El cartero / Eduardo Galeano
Lo vi en el ataúd, con esa cara plácida y jodona, y pensé: Es un chiste. No hay duda. El Gordo se está haciendo el muerto para hacer sufrir a los amigos. Nos está tomando el pelo, pensé.
Pero Manuel Soriano, el hijo del Gordo, que es idéntico al Gordo aunque mucho más chiquito y que andaba por ahí con su camiseta de San Lorenzo, nos dio la justa. El le había dado una carta al padre, para que se la entregara a Filipi. Filipi, gran amigo de Manuel, había muerto también, un poco antes, y él lo había enterrado, con cruz y todo, en un pocito del fondo de su casa. Filipi tenía forma de lagartija y costumbres de camaleón, porque cambiaba de color cuando quería. En la carta, Manuel le decía que lo extrañaba mucho y le enseñaba un jueguito, para que Filipi pudiera entretenerse en la muerte, que es muy aburrida. En el jueguito había que escribir las letras que faltaban: "Usá las uñas, Filipi", le decía Manuel.

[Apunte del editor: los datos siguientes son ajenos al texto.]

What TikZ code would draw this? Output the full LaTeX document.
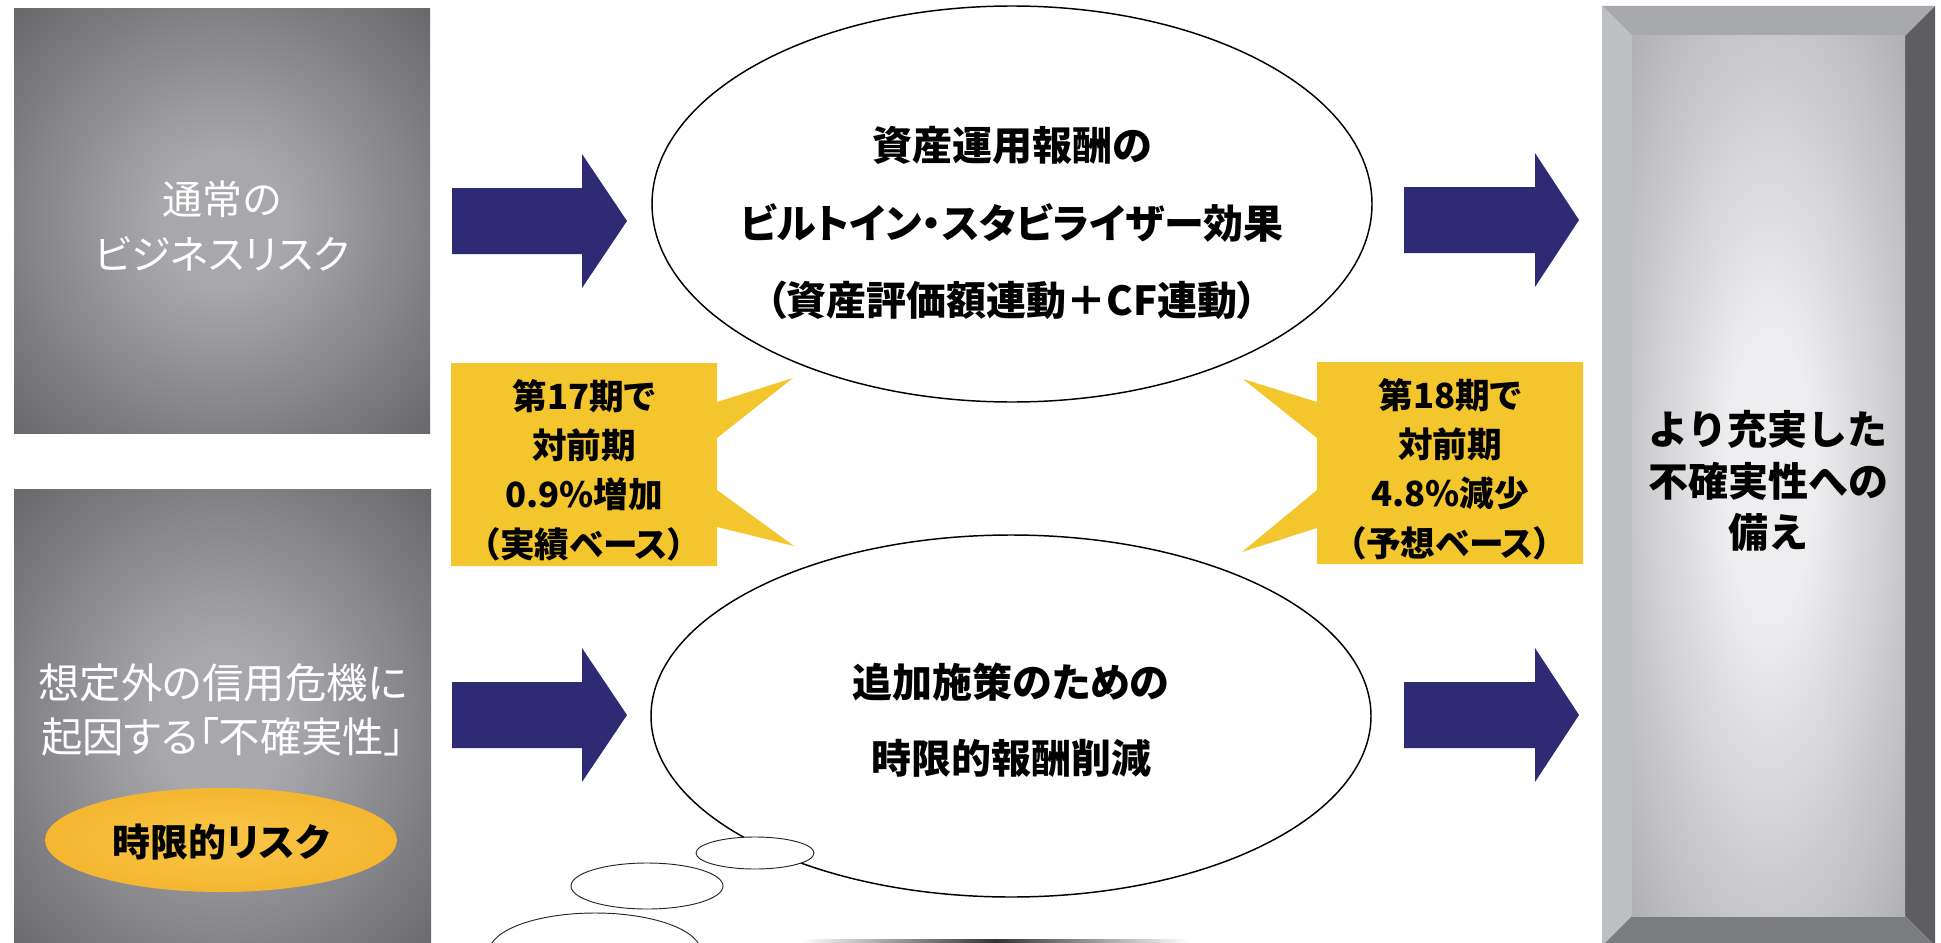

Entonces lo vi claro. El Gordo se nos fue por un ratito nomás. Está trabajando de cartero de su hijo. Ahora nomás vuelve. A mí ya me parecía, porque es evidentísimo que este mundo no puede ser tan espantosamente triste, solitario y final; y un tipo tan buenazo como el Gordo no podía hacernos la cochinada de dejarnos sin él.